Required work:
Single out the lines that include the word "chart". Copy them.

Given information:
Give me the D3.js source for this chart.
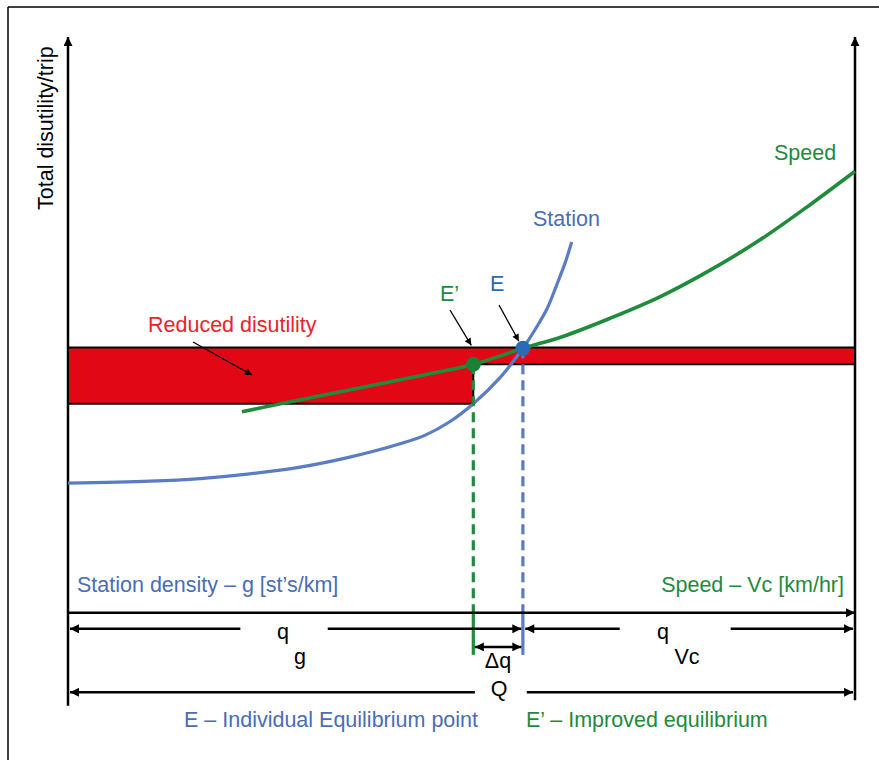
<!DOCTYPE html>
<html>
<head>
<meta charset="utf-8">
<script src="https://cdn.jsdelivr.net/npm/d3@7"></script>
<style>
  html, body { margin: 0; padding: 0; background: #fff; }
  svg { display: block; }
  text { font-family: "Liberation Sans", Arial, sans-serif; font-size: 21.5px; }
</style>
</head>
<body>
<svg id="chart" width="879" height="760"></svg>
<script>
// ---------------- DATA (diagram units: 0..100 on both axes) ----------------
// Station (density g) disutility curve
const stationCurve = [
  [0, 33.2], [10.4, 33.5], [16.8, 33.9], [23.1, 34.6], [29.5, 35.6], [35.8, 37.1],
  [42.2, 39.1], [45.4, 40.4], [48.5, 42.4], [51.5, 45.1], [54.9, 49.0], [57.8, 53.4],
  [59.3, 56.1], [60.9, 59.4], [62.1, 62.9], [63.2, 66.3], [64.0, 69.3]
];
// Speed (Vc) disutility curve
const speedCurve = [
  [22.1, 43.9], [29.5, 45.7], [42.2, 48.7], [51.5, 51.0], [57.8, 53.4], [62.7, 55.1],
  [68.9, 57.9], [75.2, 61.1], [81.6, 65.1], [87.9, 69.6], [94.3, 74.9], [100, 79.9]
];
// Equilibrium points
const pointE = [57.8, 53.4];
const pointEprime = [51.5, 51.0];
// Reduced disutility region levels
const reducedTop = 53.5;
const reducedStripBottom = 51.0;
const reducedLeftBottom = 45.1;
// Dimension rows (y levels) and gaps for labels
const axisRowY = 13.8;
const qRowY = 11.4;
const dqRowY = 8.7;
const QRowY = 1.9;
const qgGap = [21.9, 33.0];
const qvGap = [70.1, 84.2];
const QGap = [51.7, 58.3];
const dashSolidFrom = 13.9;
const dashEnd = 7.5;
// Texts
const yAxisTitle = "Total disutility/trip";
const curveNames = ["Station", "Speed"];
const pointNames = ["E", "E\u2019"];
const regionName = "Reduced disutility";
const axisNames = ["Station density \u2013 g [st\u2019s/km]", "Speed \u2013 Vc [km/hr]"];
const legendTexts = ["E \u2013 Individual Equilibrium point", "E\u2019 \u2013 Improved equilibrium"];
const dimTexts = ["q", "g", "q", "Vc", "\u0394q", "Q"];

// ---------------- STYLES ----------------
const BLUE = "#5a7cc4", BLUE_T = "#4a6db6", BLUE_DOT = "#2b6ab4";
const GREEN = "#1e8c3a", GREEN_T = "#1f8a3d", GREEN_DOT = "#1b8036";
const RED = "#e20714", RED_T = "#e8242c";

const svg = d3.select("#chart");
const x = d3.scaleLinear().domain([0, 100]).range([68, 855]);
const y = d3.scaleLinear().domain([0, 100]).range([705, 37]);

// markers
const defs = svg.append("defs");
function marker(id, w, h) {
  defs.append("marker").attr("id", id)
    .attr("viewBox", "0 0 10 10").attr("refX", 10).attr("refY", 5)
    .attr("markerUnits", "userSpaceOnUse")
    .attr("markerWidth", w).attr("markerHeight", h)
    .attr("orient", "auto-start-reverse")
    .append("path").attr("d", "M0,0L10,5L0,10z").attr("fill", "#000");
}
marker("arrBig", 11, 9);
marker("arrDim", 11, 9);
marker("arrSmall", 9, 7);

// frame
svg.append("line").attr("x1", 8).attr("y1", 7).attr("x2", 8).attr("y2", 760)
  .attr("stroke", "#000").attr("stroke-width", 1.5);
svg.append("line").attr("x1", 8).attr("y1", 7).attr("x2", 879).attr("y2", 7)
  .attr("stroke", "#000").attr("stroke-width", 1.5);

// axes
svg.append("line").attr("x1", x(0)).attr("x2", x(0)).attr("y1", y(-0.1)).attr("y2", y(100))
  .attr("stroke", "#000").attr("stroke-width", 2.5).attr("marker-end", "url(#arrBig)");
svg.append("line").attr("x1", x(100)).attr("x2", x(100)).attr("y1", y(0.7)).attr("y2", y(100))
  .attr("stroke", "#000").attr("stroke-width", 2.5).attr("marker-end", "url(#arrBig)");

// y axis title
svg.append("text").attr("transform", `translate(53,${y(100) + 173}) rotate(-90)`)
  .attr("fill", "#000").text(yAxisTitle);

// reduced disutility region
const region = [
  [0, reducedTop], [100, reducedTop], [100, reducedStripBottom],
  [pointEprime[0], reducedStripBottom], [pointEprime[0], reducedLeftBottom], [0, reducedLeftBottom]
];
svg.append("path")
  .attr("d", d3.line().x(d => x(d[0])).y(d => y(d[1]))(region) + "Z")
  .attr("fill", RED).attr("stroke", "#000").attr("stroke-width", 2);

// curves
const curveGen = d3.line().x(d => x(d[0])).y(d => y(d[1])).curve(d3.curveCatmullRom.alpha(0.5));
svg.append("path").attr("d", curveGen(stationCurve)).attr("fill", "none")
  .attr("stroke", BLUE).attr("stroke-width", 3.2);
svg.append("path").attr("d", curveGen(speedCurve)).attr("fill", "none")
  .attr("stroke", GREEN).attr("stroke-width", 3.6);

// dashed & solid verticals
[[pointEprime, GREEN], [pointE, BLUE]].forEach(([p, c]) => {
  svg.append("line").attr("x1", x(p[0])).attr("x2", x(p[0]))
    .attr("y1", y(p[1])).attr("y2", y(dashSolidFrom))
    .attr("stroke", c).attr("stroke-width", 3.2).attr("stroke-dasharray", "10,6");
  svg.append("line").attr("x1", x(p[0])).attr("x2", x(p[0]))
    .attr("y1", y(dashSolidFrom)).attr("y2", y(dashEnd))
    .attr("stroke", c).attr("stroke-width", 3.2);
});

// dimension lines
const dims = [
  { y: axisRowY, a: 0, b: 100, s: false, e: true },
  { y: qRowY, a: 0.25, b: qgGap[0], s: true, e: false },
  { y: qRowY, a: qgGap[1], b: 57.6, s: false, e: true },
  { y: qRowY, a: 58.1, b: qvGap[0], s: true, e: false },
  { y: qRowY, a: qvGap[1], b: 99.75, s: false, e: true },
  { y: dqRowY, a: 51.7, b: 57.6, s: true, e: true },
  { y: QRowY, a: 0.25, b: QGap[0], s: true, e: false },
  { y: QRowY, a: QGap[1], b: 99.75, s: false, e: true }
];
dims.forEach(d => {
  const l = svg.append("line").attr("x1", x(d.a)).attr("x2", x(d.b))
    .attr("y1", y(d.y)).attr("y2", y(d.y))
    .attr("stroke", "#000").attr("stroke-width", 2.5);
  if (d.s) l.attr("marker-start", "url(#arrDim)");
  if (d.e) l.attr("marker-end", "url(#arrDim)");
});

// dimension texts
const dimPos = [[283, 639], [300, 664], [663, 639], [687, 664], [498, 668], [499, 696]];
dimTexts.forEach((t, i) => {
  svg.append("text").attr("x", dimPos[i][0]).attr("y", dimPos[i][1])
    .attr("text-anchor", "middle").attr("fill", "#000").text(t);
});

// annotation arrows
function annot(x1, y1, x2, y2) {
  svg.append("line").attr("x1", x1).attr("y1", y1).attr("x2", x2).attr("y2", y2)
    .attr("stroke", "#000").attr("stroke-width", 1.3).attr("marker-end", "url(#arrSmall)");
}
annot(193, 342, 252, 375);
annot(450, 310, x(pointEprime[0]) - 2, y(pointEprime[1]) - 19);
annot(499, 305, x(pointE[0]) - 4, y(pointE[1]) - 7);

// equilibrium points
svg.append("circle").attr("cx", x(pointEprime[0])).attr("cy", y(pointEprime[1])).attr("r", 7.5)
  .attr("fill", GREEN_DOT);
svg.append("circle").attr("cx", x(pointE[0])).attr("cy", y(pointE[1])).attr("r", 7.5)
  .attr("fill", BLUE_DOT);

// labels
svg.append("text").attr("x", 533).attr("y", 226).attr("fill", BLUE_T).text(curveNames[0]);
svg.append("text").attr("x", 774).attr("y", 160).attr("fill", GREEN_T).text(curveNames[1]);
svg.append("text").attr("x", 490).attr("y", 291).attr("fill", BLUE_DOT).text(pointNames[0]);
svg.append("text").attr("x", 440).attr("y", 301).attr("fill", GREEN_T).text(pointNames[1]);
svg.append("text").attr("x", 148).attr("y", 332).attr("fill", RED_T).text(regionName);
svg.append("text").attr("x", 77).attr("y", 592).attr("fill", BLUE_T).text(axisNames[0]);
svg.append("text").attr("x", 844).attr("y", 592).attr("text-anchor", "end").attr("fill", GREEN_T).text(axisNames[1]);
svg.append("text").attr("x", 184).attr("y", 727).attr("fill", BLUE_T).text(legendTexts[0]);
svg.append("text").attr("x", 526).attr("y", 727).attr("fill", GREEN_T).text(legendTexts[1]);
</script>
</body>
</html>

Exercise result:
Give me the D3.js source for this chart.
<svg id="chart" width="879" height="760"></svg>
const svg = d3.select("#chart");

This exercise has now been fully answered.